Further failures of the Luftwaffe on the Russian front, particularly the failure to supply the beleaguered Sixth Army in Stalingrad and its inability to defend Germany itself from Allied bombing attacks. Goering had made a speech in September 1939, where he said,' No enemy bomber can reach the Ruhr. If one reaches the Ruhr, my name is not Goering. You can call me Meyer.' The Germans mocked Goering for this when the Allied forces started to destroy Germany from air attacks day and night, they started calling air raid sirens, 'Meyer's trumpets.'

Following the defeat at Stalingrad Goering rapidly sank into lethargy and despondency. He expressly forbade General Adolf Galland to report that enemy fighters were accompanying bomber squadrons deeper and deeper into German territory during 1943. Goering had become a bloated shadow of his former self, discredited, isolated and increasingly despised by Hitler, who blamed Goering for Germany's defeats. Undermined by Martin Borman's intrigues, overtaken in influence by Himmler, Goebbels and Speer, mentally humiliated by his servile dependence on Hilter, Goering's personality began to disintegrate.

When Hitler declared in 1945, that he would remain in his Berlin bunker to the end, Goering, who had already left for Bavaria, misinterpreted this as an abdication and requested that he be allowed to take over at once; he was ignominiously dismissed from all his posts, expelled from the Nazi Party and arrested. Shortly afterwards on May 9, 1945, Goering was captured by troops of the American Seventh Army and, to his great surprise, put on trial at Nuremberg during 1946.  
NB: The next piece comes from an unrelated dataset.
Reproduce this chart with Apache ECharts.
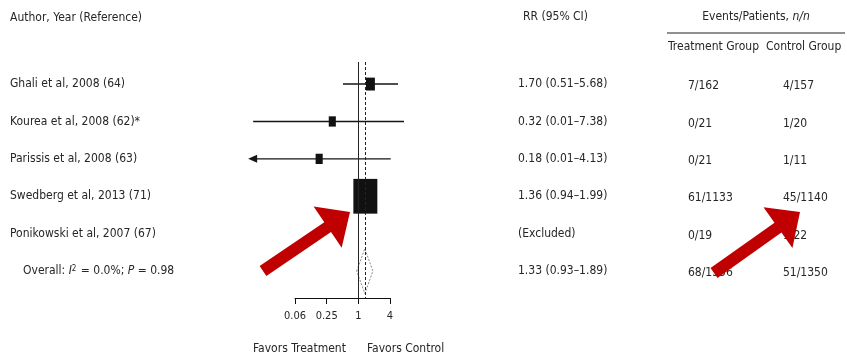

During his trial Goering, who had lost a lot of weight in captivity, and had been taken off drugs, defended himself with aggressive vigour and skill, frequently outwitting the prosecuting counsel. With Hitler dead, he stood out among the defendants as the dominating personality, dictating attitudes to other prisoners in the dock and adopting a pose of self-conscious heroism motivated by the belief that he would be immortalised as a German martyr. Nevertheless, Goering failed to convince the judges, who found him guilty on all four counts: of conspiracy to wage war, crimes against peace, war crimes and crimes against humanity. No mitigating circumstances were found and Goering was sentenced to death by hanging.

On October 15, 1946, two hours before his execution was due to take place, Goering committed suicide in his Nuremburg cell, taking a capsule of poison that he had concealed from his guards during his captivity.


Sources

Who’s Who in Nazi Germany by Robert S Wistrich, published by Routledge, London 1995

Leaders and Personalities of the Third Reich by Charles Hamilton, published by R.James Bender Publishing. San Jose, USA 1984.